Former Rolling Stones bassist Bill Wyman compared his approach to that of his onetime bandmate Ronnie Wood, and revealed how they used to laugh about the differences. Wyman, who quit the band in 1992, is the subject of a new documentary movie, The Quiet One, which is in theaters now.

Asked if he still found it difficult to listen to songs with “busy” bass lines, Wyman told Variety“Yeah, Ronnie Wood’s like that. When Ronnie used to sit in for me, if I had the flu or something, he’d do something on a Stones song, and then when I’d come in feeling better, he’d say, ‘Have a listen to my bass line,’ and I used to say, ‘Ronnie, that’s not bass playing — you’re playing guitar again! There’s no bottom in the song.’ We would laugh about it.”

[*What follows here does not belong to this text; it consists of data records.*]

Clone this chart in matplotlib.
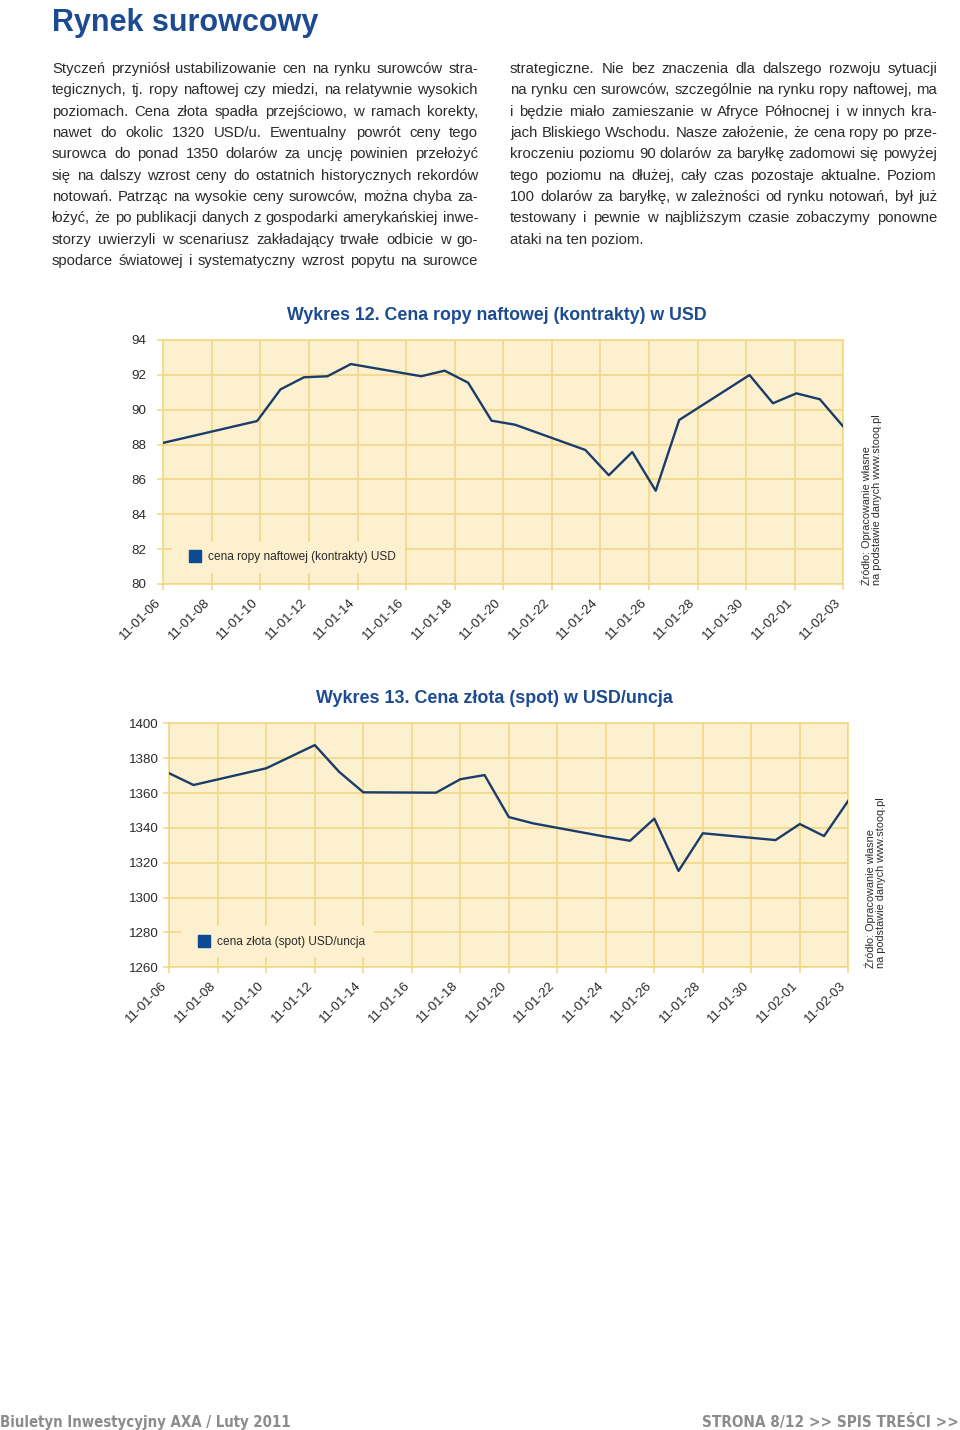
import matplotlib
matplotlib.use('Agg')
import matplotlib.pyplot as plt
import matplotlib.transforms as mtransforms
from matplotlib.lines import Line2D
import numpy as np
import pandas as pd

# ---- data ----
oil_dates = ['2011-01-06', '2011-01-10', '2011-01-11', '2011-01-12', '2011-01-13',
             '2011-01-14', '2011-01-17', '2011-01-18', '2011-01-19', '2011-01-20',
             '2011-01-21', '2011-01-24', '2011-01-25', '2011-01-26', '2011-01-27',
             '2011-01-28', '2011-01-31', '2011-02-01', '2011-02-02', '2011-02-03',
             '2011-02-04']
oil_values = [88.10, 89.35, 91.17, 91.86, 91.92, 92.62, 91.92, 92.24, 91.55, 89.37,
              89.14, 87.69, 86.24, 87.57, 85.35, 89.41, 91.99, 90.37, 90.94, 90.60,
              89.03]

gold_dates = ['2011-01-06', '2011-01-07', '2011-01-10', '2011-01-12', '2011-01-13',
              '2011-01-14', '2011-01-17', '2011-01-18', '2011-01-19', '2011-01-20',
              '2011-01-21', '2011-01-24', '2011-01-25', '2011-01-26', '2011-01-27',
              '2011-01-28', '2011-01-31', '2011-02-01', '2011-02-02', '2011-02-03']
gold_values = [1371.3, 1364.6, 1374.2, 1387.5, 1372.2, 1360.4, 1360.2, 1367.9, 1370.3,
               1346.2, 1342.6, 1334.9, 1332.6, 1345.3, 1315.3, 1336.9, 1333.0, 1342.2,
               1335.3, 1355.6]

tick_labels = ['11-01-06', '11-01-08', '11-01-10', '11-01-12', '11-01-14', '11-01-16',
               '11-01-18', '11-01-20', '11-01-22', '11-01-24', '11-01-26', '11-01-28',
               '11-01-30', '11-02-01', '11-02-03']
oil_yticks = [80, 82, 84, 86, 88, 90, 92, 94]
gold_yticks = [1260, 1280, 1300, 1320, 1340, 1360, 1380, 1400]

page_title = 'Rynek surowcowy'
left_lines = [
    'Styczeń przyniósł ustabilizowanie cen na rynku surowców stra-',
    'tegicznych, tj. ropy naftowej czy miedzi, na relatywnie wysokich',
    'poziomach. Cena złota spadła przejściowo, w ramach korekty,',
    'nawet do okolic 1320 USD/u. Ewentualny powrót ceny tego',
    'surowca do ponad 1350 dolarów za uncję powinien przełożyć',
    'się na dalszy wzrost ceny do ostatnich historycznych rekordów',
    'notowań. Patrząc na wysokie ceny surowców, można chyba za-',
    'łożyć, że po publikacji danych z gospodarki amerykańskiej inwe-',
    'storzy uwierzyli w scenariusz zakładający trwałe odbicie w go-',
    'spodarce światowej i systematyczny wzrost popytu na surowce',
]
right_lines = [
    'strategiczne. Nie bez znaczenia dla dalszego rozwoju sytuacji',
    'na rynku cen surowców, szczególnie na rynku ropy naftowej, ma',
    'i będzie miało zamieszanie w Afryce Północnej i w innych kra-',
    'jach Bliskiego Wschodu. Nasze założenie, że cena ropy po prze-',
    'kroczeniu poziomu 90 dolarów za baryłkę zadomowi się powyżej',
    'tego poziomu na dłużej, cały czas pozostaje aktualne. Poziom',
    '100 dolarów za baryłkę, w zależności od rynku notowań, był już',
    'testowany i pewnie w najbliższym czasie zobaczymy ponowne',
    'ataki na ten poziom.',
]
source_text = 'Źródło: Opracowanie własne\nna podstawie danych www.stooq.pl'

# ---- style ----
BLUE = '#1c4b91'
LINE = '#1a3c6b'
BG = '#fdf0cf'
GRID = '#f1d77f'
TXT = '#2b2b2b'

BODY_FONT = 'Liberation Sans'
SANS = 'Liberation Sans'
plt.rcParams['font.family'] = [SANS, 'DejaVu Sans']

W, H = 960, 1430
fig = plt.figure(figsize=(W / 100, H / 100), dpi=100)
renderer = fig.canvas.get_renderer()


def fx(px):
    return px / W


def fy(py):
    return 1 - py / H


def width_of(t):
    return t.get_window_extent(renderer).width


# ---- page title ----
fig.text(fx(52), fy(31), page_title, fontsize=22, fontweight='bold', color=BLUE,
         family=SANS, va='baseline')

# ---- body text, justified ----
body_size = 11.0
probe = fig.text(0, 0, '', fontsize=body_size, family=BODY_FONT)
maxw = 0
for ln in left_lines + right_lines:
    probe.set_text(ln)
    maxw = max(maxw, width_of(probe))
probe.remove()
body_size = min(body_size, body_size * 0.995 * 426 / maxw)


def justify(lines, x0, x1, y0, step, last_flush=False):
    for i, ln in enumerate(lines):
        y = fy(y0 + i * step)
        last = (i == len(lines) - 1) and last_flush
        if last:
            fig.text(fx(x0), y, ln, fontsize=body_size, family=BODY_FONT,
                     color=TXT, va='baseline')
            continue
        words = ln.split()
        texts = [fig.text(0, y, w, fontsize=body_size, family=BODY_FONT,
                          color=TXT, va='baseline') for w in words]
        widths = [width_of(t) for t in texts]
        gap = (x1 - x0 - sum(widths)) / (len(words) - 1)
        x = x0
        for t, w in zip(texts, widths):
            t.set_x(fx(x))
            x += w + gap


justify(left_lines, 52, 478, 73, 21.33)
justify(right_lines, 510, 937, 73, 21.33, last_flush=True)


# ---- charts ----
def draw_chart(box, dates, values, yticks, title, title_x, title_y, title_size,
               label, leg_xy, src_x, src_y, ypad):
    left, right, top, bottom = box
    ax = fig.add_axes([fx(left), fy(bottom), (right - left) / W, (bottom - top) / H])
    d = pd.to_datetime(dates)
    x = np.asarray((d - d[0]).days, dtype=float)
    ax.set_facecolor(BG)
    ax.plot(x, values, color=LINE, lw=1.7, zorder=3)
    ax.set_xlim(0, x[-1])
    ax.set_ylim(yticks[0], yticks[-1])
    ax.set_yticks(yticks)
    ax.set_xticks(np.linspace(0, x[-1], len(tick_labels)))
    ax.set_xticklabels(tick_labels, rotation=45, ha='right', va='center',
                       rotation_mode='anchor')
    ax.grid(True, color=GRID, lw=1.1)
    ax.set_axisbelow(True)
    for s in ax.spines.values():
        s.set_color(GRID)
        s.set_linewidth(1.1)
    ax.tick_params(axis='both', colors=GRID, labelcolor=TXT, labelsize=9.6,
                   length=4.5, width=1.1)
    ax.tick_params(axis='y', pad=ypad)
    ax.tick_params(axis='x', pad=7.5)
    shift = mtransforms.ScaledTranslation(-0.04, 0, fig.dpi_scale_trans)
    for lab in ax.get_xticklabels():
        lab.set_transform(lab.get_transform() + shift)

    handle = Line2D([], [], marker='s', color='#0d4a94', ls='none', markersize=8.5)
    ax.legend([handle], [label], loc='center left', bbox_to_anchor=leg_xy,
              fontsize=8.6, frameon=True, facecolor=BG, edgecolor='none',
              framealpha=1, fancybox=False, borderpad=0.8, handlelength=2.2,
              handletextpad=0.0, borderaxespad=0, labelcolor=TXT)

    fig.text(fx(title_x), fy(title_y), title, fontsize=title_size, fontweight='bold',
             color=BLUE, ha='center', va='baseline')
    fig.text(fx(src_x), fy(src_y), source_text, rotation=90, ha='left', va='bottom',
             fontsize=7.8, color=TXT, linespacing=0.95, multialignment='left')
    return ax


draw_chart((163.3, 843.3, 340, 584), oil_dates, oil_values, oil_yticks,
           'Wykres 12. Cena ropy naftowej (kontrakty) w USD', 497, 320, 12.8,
           'cena ropy naftowej (kontrakty) USD', (0.013, 0.109), 861, 585, 8)

draw_chart((169.3, 848.3, 723.3, 967.3), gold_dates, gold_values, gold_yticks,
           'Wykres 13. Cena złota (spot) w USD/uncja', 494.5, 702.7, 12.9,
           'cena złota (spot) USD/uncja', (0.017, 0.104), 865, 968, 3)

# ---- footer ----
FOOT = '#8c8c8c'
lt = fig.text(fx(0), fy(1426.5), 'Biuletyn Inwestycyjny AXA / Luty 2011', fontsize=12,
              fontweight='bold', color=FOOT, family='DejaVu Sans', va='baseline',
              fontstretch='condensed')
lt.set_fontsize(12 * 292 / width_of(lt))
rt = fig.text(fx(959), fy(1426.5), 'STRONA 8/12 >> SPIS TREŚCI >>', fontsize=12,
              fontweight='bold', color=FOOT, family='DejaVu Sans', va='baseline',
              ha='right', fontstretch='condensed')
rt.set_fontsize(12 * 256 / width_of(rt))

fig.savefig('out.png', dpi=100)
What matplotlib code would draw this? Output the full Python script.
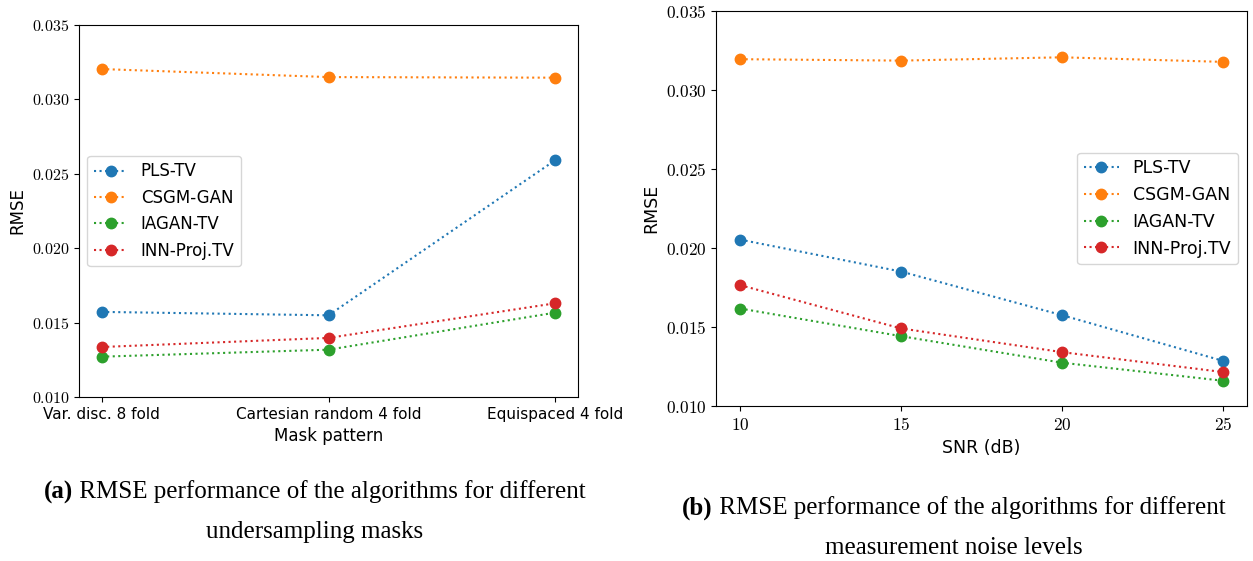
import matplotlib
matplotlib.use("Agg")
import matplotlib.pyplot as plt
from matplotlib.ticker import FuncFormatter

plt.rcParams["mathtext.fontset"] = "cm"

methods = ["PLS-TV", "CSGM-GAN", "IAGAN-TV", "INN-Proj.TV"]
colors = ["#1f77b4", "#ff7f0e", "#2ca02c", "#d62728"]

# (a) mask patterns
masks = ["Var. disc. 8 fold", "Cartesian random 4 fold", "Equispaced 4 fold"]
rmse_mask_pls = [0.01572, 0.01549, 0.02592]
rmse_mask_csgm = [0.03204, 0.03150, 0.03146]
rmse_mask_iagan = [0.01271, 0.01318, 0.01567]
rmse_mask_inn = [0.01336, 0.01397, 0.01630]

# (b) noise levels
snr = [10, 15, 20, 25]
rmse_snr_pls = [0.02053, 0.01851, 0.01575, 0.01286]
rmse_snr_csgm = [0.03195, 0.03186, 0.03207, 0.03178]
rmse_snr_iagan = [0.01617, 0.01442, 0.01274, 0.01160]
rmse_snr_inn = [0.01765, 0.01491, 0.01341, 0.01215]

W, H = 1253, 561
fig = plt.figure(figsize=(W / 100, H / 100), dpi=100)
# axes boxes in pixels: left, top, right, bottom
ax1 = fig.add_axes([79 / W, 1 - 397 / H, (578 - 79) / W, (397 - 25) / H])
ax2 = fig.add_axes([716 / W, 1 - 406 / H, (1247 - 716) / W, (406 - 11) / H])

ytick_fmt = FuncFormatter(lambda v, p: f"${v:.3f}$")

series_a = [rmse_mask_pls, rmse_mask_csgm, rmse_mask_iagan, rmse_mask_inn]
xa = list(range(len(masks)))
for name, vals, c in zip(methods, series_a, colors):
    ax1.plot(xa, vals, ":", marker="o", color=c, lw=1.5, ms=7.5, label=name)
ax1.set_ylim(0.010, 0.035)
ax1.set_xticks(xa)
ax1.set_xticklabels(masks, fontsize=11)
ax1.yaxis.set_major_formatter(ytick_fmt)
ax1.tick_params(axis="y", labelsize=11.5)
ax1.set_xlabel("Mask pattern", fontsize=12)
ax1.set_ylabel("RMSE", fontsize=12)
ax1.legend(loc="center left", fontsize=12)

series_b = [rmse_snr_pls, rmse_snr_csgm, rmse_snr_iagan, rmse_snr_inn]
for name, vals, c in zip(methods, series_b, colors):
    ax2.plot(snr, vals, ":", marker="o", color=c, lw=1.5, ms=7.5, label=name)
ax2.set_ylim(0.010, 0.035)
ax2.set_xticks(snr)
ax2.xaxis.set_major_formatter(FuncFormatter(lambda v, p: f"${v:.0f}$"))
ax2.yaxis.set_major_formatter(ytick_fmt)
ax2.tick_params(labelsize=12.5)
ax2.set_xlabel("SNR (dB)", fontsize=12.5)
ax2.set_ylabel("RMSE", fontsize=12.5)
ax2.legend(loc="center right", fontsize=12.5)

# captions (bold tag + plain text, centred as one line)
serif = "Liberation Serif"
fs = 18
renderer = fig.canvas.get_renderer()


def caption(xc, y, tag, rest):
    t1 = fig.text(0, y, tag, family=serif, weight="bold", fontsize=fs, va="center")
    t2 = fig.text(0, y, " " + rest, family=serif, fontsize=fs, va="center")
    w1 = t1.get_window_extent(renderer).width
    w2 = t2.get_window_extent(renderer).width
    x0 = xc - (w1 + w2) / 2
    t1.set_x(x0 / W)
    t2.set_x((x0 + w1) / W)


def line(xc, y, s):
    fig.text(xc / W, y, s, family=serif, fontsize=fs, ha="center", va="center")


caption(315, 1 - 492 / H, "(a)", "RMSE performance of the algorithms for different")
line(315, 1 - 532 / H, "undersampling masks")
caption(954, 1 - 508 / H, "(b)", "RMSE performance of the algorithms for different")
line(954, 1 - 548 / H, "measurement noise levels")

fig.savefig("out.png", dpi=100)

He added that he didn’t regard himself as an “incredible” bassist. “I’m very efficient and I do my job very well and I’m not noticed, and that’s the way it should be,” he argued, adding that Stones drummer Charlie Watts had a similar approach. “Charlie has the smallest drum kit of any rock star. … And he’s so widely admired by every other drummer. And I’ve seen drummers with 40-, 50-piece drum kits – they’re ridiculous. But Charlie just plays very basic and very simple on the simplest kit. He sounds good on it, and that’s the way I was … I hope!”

As an illustration of his basic attitude to his instrument, Wyman recalled being interviewed by Rush counterpart Geddy Lee for his book about basses. “He was nice. We had a good old chat and we enjoyed it,” he said. “But he’s all technical, talking about certain bass guitars and their serial numbers and all these amplifiers, and I know none of that. I just play bass and I play through an amplifier. I don’t care what kind of amplifier it is, as long as it sounds proper. It doesn’t matter whether it’s an Ampeg or a Vox or a Boogie. If it plays right, that’s all I need. And that’s what was confusing him! He thought it was quite amusing, actually.”

The Quiet One is so titled because Wyman had a reputation for not getting involved in Stones interviews – but he said it wasn't a deliberate move.

“Interviewers used to say to me later, when I did solo records and worked in other projects, ‘Why didn’t you ever speak when you were in the Stones?’ And I said, ‘Well, no one ever asked me.’ They always went straight to Mick [Jagger] or to Brian [Jones], or later to Keith [Richards]. Charlie and I never got questioned at press conferences and all that. We just had a cup of tea and talked about where we were going on holidays.”